Exercise task: All of the data should be output character for character, except the pictures.

Source data:
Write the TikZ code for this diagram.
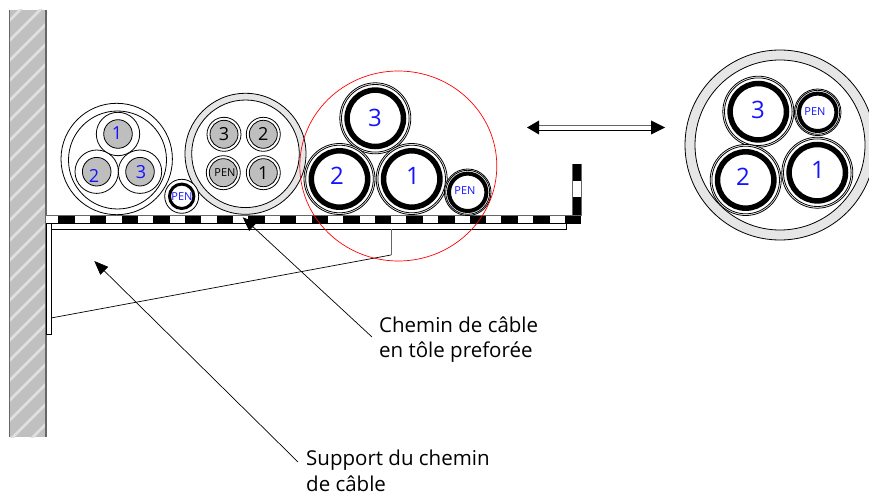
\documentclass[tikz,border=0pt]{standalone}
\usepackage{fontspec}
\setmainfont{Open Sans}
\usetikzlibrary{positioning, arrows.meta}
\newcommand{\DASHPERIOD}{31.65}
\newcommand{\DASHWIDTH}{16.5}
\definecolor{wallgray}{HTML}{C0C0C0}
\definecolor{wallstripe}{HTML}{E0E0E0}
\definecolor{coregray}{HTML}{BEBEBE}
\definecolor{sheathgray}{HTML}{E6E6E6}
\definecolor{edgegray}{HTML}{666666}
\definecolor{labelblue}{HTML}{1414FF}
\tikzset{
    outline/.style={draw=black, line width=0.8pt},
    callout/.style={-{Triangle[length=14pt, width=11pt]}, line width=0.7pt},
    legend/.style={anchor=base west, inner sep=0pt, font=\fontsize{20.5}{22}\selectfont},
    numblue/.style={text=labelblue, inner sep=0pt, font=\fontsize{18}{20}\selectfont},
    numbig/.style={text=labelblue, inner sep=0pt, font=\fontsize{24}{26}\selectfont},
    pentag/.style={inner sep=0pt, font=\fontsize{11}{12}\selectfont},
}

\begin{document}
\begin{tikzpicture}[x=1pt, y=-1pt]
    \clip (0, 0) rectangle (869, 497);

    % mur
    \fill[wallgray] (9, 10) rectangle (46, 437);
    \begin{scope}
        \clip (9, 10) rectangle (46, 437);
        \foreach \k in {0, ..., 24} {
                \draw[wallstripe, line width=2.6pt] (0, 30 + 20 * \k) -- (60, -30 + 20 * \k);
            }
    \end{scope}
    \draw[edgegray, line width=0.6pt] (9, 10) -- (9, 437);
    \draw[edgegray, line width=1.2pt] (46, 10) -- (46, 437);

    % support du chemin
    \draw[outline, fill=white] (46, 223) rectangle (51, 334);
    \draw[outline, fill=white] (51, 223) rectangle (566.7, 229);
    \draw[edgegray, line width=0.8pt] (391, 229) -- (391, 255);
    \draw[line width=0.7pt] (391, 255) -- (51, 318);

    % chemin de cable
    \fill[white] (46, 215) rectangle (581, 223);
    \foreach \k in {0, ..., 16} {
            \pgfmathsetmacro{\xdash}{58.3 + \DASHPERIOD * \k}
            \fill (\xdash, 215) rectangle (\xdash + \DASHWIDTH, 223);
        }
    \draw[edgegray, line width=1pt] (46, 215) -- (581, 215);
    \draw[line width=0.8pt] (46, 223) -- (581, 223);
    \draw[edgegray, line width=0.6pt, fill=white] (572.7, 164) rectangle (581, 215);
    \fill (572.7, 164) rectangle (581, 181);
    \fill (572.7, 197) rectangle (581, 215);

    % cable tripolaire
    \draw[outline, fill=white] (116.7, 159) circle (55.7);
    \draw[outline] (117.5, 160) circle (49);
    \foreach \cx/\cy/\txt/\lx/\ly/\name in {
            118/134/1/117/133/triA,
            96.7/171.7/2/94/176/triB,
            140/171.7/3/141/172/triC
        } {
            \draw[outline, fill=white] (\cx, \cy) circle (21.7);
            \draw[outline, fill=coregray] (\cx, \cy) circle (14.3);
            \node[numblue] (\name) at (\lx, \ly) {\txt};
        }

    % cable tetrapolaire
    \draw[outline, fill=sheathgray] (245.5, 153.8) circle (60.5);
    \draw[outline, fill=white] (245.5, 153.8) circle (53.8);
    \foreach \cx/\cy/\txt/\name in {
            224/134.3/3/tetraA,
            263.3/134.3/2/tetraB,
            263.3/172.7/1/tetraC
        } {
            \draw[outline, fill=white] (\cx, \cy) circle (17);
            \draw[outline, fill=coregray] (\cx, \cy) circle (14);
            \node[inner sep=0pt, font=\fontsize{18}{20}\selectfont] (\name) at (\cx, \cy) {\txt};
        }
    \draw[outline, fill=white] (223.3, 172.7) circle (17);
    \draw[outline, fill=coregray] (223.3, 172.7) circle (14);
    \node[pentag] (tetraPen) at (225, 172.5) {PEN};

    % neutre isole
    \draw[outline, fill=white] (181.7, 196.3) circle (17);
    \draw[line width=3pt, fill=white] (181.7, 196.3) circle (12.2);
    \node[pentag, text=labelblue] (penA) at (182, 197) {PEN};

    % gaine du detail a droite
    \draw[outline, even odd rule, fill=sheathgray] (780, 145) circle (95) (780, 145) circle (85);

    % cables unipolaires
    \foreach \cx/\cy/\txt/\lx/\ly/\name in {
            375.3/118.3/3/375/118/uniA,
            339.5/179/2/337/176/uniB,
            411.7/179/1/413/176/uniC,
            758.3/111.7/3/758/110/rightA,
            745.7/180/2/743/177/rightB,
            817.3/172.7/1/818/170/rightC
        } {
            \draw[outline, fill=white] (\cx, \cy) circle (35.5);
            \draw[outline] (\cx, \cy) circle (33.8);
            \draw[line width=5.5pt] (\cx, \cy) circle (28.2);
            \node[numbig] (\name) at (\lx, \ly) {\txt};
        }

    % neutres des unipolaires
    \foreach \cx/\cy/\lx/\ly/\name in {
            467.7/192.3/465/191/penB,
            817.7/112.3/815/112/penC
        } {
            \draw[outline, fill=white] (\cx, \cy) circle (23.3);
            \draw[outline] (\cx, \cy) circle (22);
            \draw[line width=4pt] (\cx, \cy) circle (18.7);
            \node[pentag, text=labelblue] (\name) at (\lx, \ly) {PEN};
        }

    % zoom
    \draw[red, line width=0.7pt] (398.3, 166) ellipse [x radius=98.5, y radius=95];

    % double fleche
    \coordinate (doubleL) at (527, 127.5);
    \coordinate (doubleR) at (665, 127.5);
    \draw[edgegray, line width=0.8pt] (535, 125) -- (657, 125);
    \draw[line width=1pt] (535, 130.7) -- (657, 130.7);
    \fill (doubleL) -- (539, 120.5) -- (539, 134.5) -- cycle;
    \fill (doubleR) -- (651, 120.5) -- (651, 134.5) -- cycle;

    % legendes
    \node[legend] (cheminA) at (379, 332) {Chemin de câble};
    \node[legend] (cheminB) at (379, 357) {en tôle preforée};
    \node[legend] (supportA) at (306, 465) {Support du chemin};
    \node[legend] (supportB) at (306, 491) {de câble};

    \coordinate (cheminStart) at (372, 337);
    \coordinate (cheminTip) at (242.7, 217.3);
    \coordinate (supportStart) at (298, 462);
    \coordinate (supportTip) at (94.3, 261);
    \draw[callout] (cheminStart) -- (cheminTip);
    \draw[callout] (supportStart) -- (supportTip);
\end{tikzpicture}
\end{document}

Exercise solution:
Write the TikZ code for this diagram.
\documentclass[tikz,border=0pt]{standalone}
\usepackage{fontspec}
\setmainfont{Open Sans}
\usetikzlibrary{positioning, arrows.meta}
\newcommand{\DASHPERIOD}{31.65}
\newcommand{\DASHWIDTH}{16.5}
\definecolor{wallgray}{HTML}{C0C0C0}
\definecolor{wallstripe}{HTML}{E0E0E0}
\definecolor{coregray}{HTML}{BEBEBE}
\definecolor{sheathgray}{HTML}{E6E6E6}
\definecolor{edgegray}{HTML}{666666}
\definecolor{labelblue}{HTML}{1414FF}
\tikzset{
    outline/.style={draw=black, line width=0.8pt},
    callout/.style={-{Triangle[length=14pt, width=11pt]}, line width=0.7pt},
    legend/.style={anchor=base west, inner sep=0pt, font=\fontsize{20.5}{22}\selectfont},
    numblue/.style={text=labelblue, inner sep=0pt, font=\fontsize{18}{20}\selectfont},
    numbig/.style={text=labelblue, inner sep=0pt, font=\fontsize{24}{26}\selectfont},
    pentag/.style={inner sep=0pt, font=\fontsize{11}{12}\selectfont},
}

\begin{document}
\begin{tikzpicture}[x=1pt, y=-1pt]
    \clip (0, 0) rectangle (869, 497);

    % mur
    \fill[wallgray] (9, 10) rectangle (46, 437);
    \begin{scope}
        \clip (9, 10) rectangle (46, 437);
        \foreach \k in {0, ..., 24} {
                \draw[wallstripe, line width=2.6pt] (0, 30 + 20 * \k) -- (60, -30 + 20 * \k);
            }
    \end{scope}
    \draw[edgegray, line width=0.6pt] (9, 10) -- (9, 437);
    \draw[edgegray, line width=1.2pt] (46, 10) -- (46, 437);

    % support du chemin
    \draw[outline, fill=white] (46, 223) rectangle (51, 334);
    \draw[outline, fill=white] (51, 223) rectangle (566.7, 229);
    \draw[edgegray, line width=0.8pt] (391, 229) -- (391, 255);
    \draw[line width=0.7pt] (391, 255) -- (51, 318);

    % chemin de cable
    \fill[white] (46, 215) rectangle (581, 223);
    \foreach \k in {0, ..., 16} {
            \pgfmathsetmacro{\xdash}{58.3 + \DASHPERIOD * \k}
            \fill (\xdash, 215) rectangle (\xdash + \DASHWIDTH, 223);
        }
    \draw[edgegray, line width=1pt] (46, 215) -- (581, 215);
    \draw[line width=0.8pt] (46, 223) -- (581, 223);
    \draw[edgegray, line width=0.6pt, fill=white] (572.7, 164) rectangle (581, 215);
    \fill (572.7, 164) rectangle (581, 181);
    \fill (572.7, 197) rectangle (581, 215);

    % cable tripolaire
    \draw[outline, fill=white] (116.7, 159) circle (55.7);
    \draw[outline] (117.5, 160) circle (49);
    \foreach \cx/\cy/\txt/\lx/\ly/\name in {
            118/134/1/117/133/triA,
            96.7/171.7/2/94/176/triB,
            140/171.7/3/141/172/triC
        } {
            \draw[outline, fill=white] (\cx, \cy) circle (21.7);
            \draw[outline, fill=coregray] (\cx, \cy) circle (14.3);
            \node[numblue] (\name) at (\lx, \ly) {\txt};
        }

    % cable tetrapolaire
    \draw[outline, fill=sheathgray] (245.5, 153.8) circle (60.5);
    \draw[outline, fill=white] (245.5, 153.8) circle (53.8);
    \foreach \cx/\cy/\txt/\name in {
            224/134.3/3/tetraA,
            263.3/134.3/2/tetraB,
            263.3/172.7/1/tetraC
        } {
            \draw[outline, fill=white] (\cx, \cy) circle (17);
            \draw[outline, fill=coregray] (\cx, \cy) circle (14);
            \node[inner sep=0pt, font=\fontsize{18}{20}\selectfont] (\name) at (\cx, \cy) {\txt};
        }
    \draw[outline, fill=white] (223.3, 172.7) circle (17);
    \draw[outline, fill=coregray] (223.3, 172.7) circle (14);
    \node[pentag] (tetraPen) at (225, 172.5) {PEN};

    % neutre isole
    \draw[outline, fill=white] (181.7, 196.3) circle (17);
    \draw[line width=3pt, fill=white] (181.7, 196.3) circle (12.2);
    \node[pentag, text=labelblue] (penA) at (182, 197) {PEN};

    % gaine du detail a droite
    \draw[outline, even odd rule, fill=sheathgray] (780, 145) circle (95) (780, 145) circle (85);

    % cables unipolaires
    \foreach \cx/\cy/\txt/\lx/\ly/\name in {
            375.3/118.3/3/375/118/uniA,
            339.5/179/2/337/176/uniB,
            411.7/179/1/413/176/uniC,
            758.3/111.7/3/758/110/rightA,
            745.7/180/2/743/177/rightB,
            817.3/172.7/1/818/170/rightC
        } {
            \draw[outline, fill=white] (\cx, \cy) circle (35.5);
            \draw[outline] (\cx, \cy) circle (33.8);
            \draw[line width=5.5pt] (\cx, \cy) circle (28.2);
            \node[numbig] (\name) at (\lx, \ly) {\txt};
        }

    % neutres des unipolaires
    \foreach \cx/\cy/\lx/\ly/\name in {
            467.7/192.3/465/191/penB,
            817.7/112.3/815/112/penC
        } {
            \draw[outline, fill=white] (\cx, \cy) circle (23.3);
            \draw[outline] (\cx, \cy) circle (22);
            \draw[line width=4pt] (\cx, \cy) circle (18.7);
            \node[pentag, text=labelblue] (\name) at (\lx, \ly) {PEN};
        }

    % zoom
    \draw[red, line width=0.7pt] (398.3, 166) ellipse [x radius=98.5, y radius=95];

    % double fleche
    \coordinate (doubleL) at (527, 127.5);
    \coordinate (doubleR) at (665, 127.5);
    \draw[edgegray, line width=0.8pt] (535, 125) -- (657, 125);
    \draw[line width=1pt] (535, 130.7) -- (657, 130.7);
    \fill (doubleL) -- (539, 120.5) -- (539, 134.5) -- cycle;
    \fill (doubleR) -- (651, 120.5) -- (651, 134.5) -- cycle;

    % legendes
    \node[legend] (cheminA) at (379, 332) {Chemin de câble};
    \node[legend] (cheminB) at (379, 357) {en tôle preforée};
    \node[legend] (supportA) at (306, 465) {Support du chemin};
    \node[legend] (supportB) at (306, 491) {de câble};

    \coordinate (cheminStart) at (372, 337);
    \coordinate (cheminTip) at (242.7, 217.3);
    \coordinate (supportStart) at (298, 462);
    \coordinate (supportTip) at (94.3, 261);
    \draw[callout] (cheminStart) -- (cheminTip);
    \draw[callout] (supportStart) -- (supportTip);
\end{tikzpicture}
\end{document}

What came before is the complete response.